Zombie firms refer to debt-ridden companies which are unable to pay interest on their borrowings with their operating profits.
"Banks must separate companies which carry debt but have growth potential from those zombie firms which have a slim chance of survival," Zhin said at a breakfast meeting with the chiefs from 10 commercial banks.
This was the second such meeting since he met bank heads from KB Kookmin Bank, Shinhan Bank, Woori Bank, KEB Hana Bank, Citibank, Industrial Bank of Korea, NH Bank, Daegu Bank and Busan Bank in May.
Based on a thorough analysis of companies' capability of paying back their debts, banks are told to make a decision on whether to extend additional fresh loans.
The move is in line with the government's measures announced in July to handle possible risks from soaring household debt which now hovers over 1.1 quadrillion won.
Under the measures, banks are planning to apply stricter rules when extending mortgages to customers, individuals and businesses from next year in order to reduce non-performing loans.
"First of all, banks need to look into themselves on whether they have a financial health and manage risks well. If banks are not in good financial health, they have to pay more attention to risk management and their financial status," Zhin said.

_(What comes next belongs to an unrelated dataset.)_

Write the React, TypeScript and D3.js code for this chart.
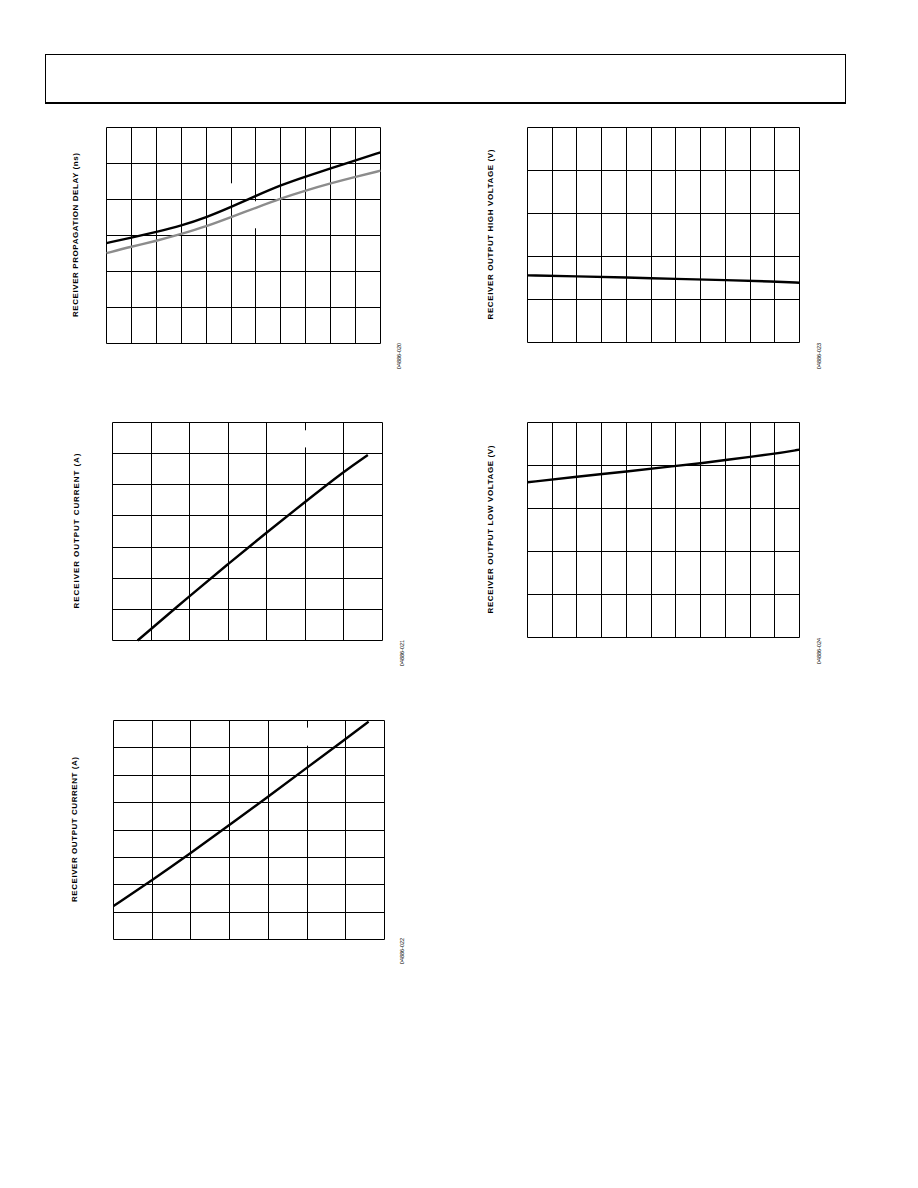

Banks, domestic or multinational, have suffered declining net interest margins in recent years due to fiercer competition and falling interest rates. The country's benchmark interest rate stands at a record low of 1.5 percent after four rate cuts since August last year.
In the January-September period, three major banks posted steep declines in operating profit compared to a year earlier.
Shinhan Bank saw its operating profit plunge 11 percent to 1.42 trillion won ($1.3 billion) from 1.59 trillion won a year earlier. KB Kookmin Bank posted a 14 percent year-on-year decline in operating profit to 946.9 billion won in the first nine months from 1.102 trillion won. KEB Hana Bank's operating profit fell 8.9 percent to 484 billion won from 531 billion won during the same period, according to regulatory filings.
External uncertainties such as an economic crisis possibly resulting from China's slowdown and the planned U.S. interest rate increase late this year or early next year remain woes for banks and the overall economy.